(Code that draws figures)

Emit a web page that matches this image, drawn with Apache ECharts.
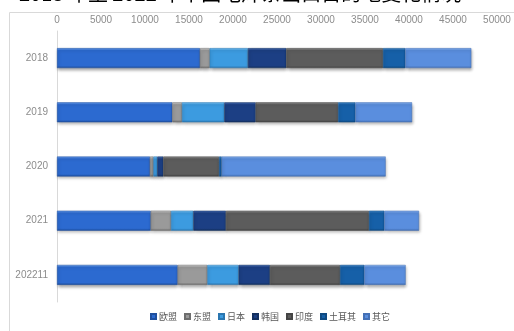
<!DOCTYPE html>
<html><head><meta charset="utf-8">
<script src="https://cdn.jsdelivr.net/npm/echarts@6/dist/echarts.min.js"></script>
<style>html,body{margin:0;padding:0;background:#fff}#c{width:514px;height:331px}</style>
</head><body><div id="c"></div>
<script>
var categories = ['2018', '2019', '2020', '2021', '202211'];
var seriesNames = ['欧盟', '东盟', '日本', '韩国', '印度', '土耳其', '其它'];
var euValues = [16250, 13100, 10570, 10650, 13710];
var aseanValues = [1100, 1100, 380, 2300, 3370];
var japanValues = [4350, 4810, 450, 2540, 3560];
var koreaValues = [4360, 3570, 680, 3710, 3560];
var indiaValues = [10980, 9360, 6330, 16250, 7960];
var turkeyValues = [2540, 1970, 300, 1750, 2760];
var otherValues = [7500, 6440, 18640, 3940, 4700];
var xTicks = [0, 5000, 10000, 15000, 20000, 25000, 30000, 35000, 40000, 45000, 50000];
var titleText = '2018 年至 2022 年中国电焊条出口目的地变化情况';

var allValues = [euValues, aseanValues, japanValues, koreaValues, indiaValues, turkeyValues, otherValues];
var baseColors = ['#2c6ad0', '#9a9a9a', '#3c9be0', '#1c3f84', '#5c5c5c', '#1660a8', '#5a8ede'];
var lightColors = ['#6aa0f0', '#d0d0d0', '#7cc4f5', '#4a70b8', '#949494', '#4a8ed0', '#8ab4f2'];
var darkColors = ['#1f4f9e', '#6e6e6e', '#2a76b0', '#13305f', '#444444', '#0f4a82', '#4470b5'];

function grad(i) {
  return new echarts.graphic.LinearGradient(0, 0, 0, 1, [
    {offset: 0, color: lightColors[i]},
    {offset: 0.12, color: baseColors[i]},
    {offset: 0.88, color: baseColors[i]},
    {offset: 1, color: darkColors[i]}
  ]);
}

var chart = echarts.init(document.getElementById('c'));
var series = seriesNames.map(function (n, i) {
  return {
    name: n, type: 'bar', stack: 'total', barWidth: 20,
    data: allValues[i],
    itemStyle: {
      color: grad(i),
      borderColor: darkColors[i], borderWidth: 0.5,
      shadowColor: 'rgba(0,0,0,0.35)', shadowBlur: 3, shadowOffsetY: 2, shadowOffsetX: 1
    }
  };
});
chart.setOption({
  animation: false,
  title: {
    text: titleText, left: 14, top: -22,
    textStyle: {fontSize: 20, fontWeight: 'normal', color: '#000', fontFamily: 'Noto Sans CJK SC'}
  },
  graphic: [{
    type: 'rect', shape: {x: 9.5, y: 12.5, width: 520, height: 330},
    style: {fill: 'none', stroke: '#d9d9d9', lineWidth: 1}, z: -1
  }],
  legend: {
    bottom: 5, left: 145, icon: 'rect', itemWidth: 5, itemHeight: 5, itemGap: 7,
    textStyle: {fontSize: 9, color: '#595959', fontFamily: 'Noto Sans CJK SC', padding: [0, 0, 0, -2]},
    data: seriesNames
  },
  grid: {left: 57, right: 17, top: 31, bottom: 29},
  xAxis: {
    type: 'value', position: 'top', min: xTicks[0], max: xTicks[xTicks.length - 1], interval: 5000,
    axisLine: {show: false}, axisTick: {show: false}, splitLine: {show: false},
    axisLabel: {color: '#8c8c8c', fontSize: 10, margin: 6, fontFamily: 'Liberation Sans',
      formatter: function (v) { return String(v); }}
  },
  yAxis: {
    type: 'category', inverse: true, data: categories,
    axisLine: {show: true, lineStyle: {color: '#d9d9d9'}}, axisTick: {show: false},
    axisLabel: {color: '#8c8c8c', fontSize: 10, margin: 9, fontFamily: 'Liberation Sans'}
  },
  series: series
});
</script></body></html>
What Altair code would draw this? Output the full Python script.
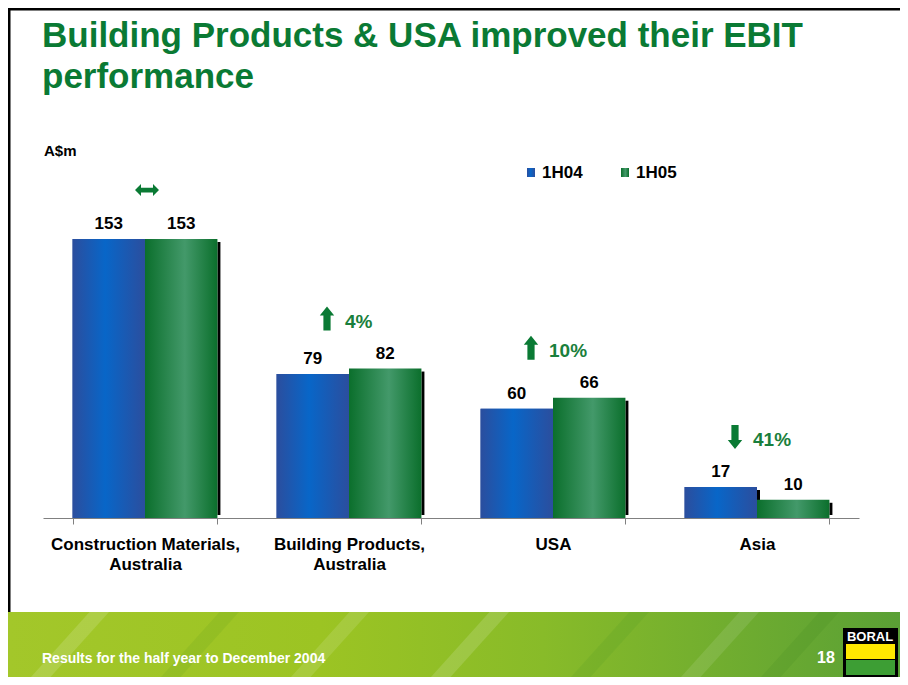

Problem to work on —
Work through the listing above and report how many lines include the string "this", with no other text.

Response to the task —
2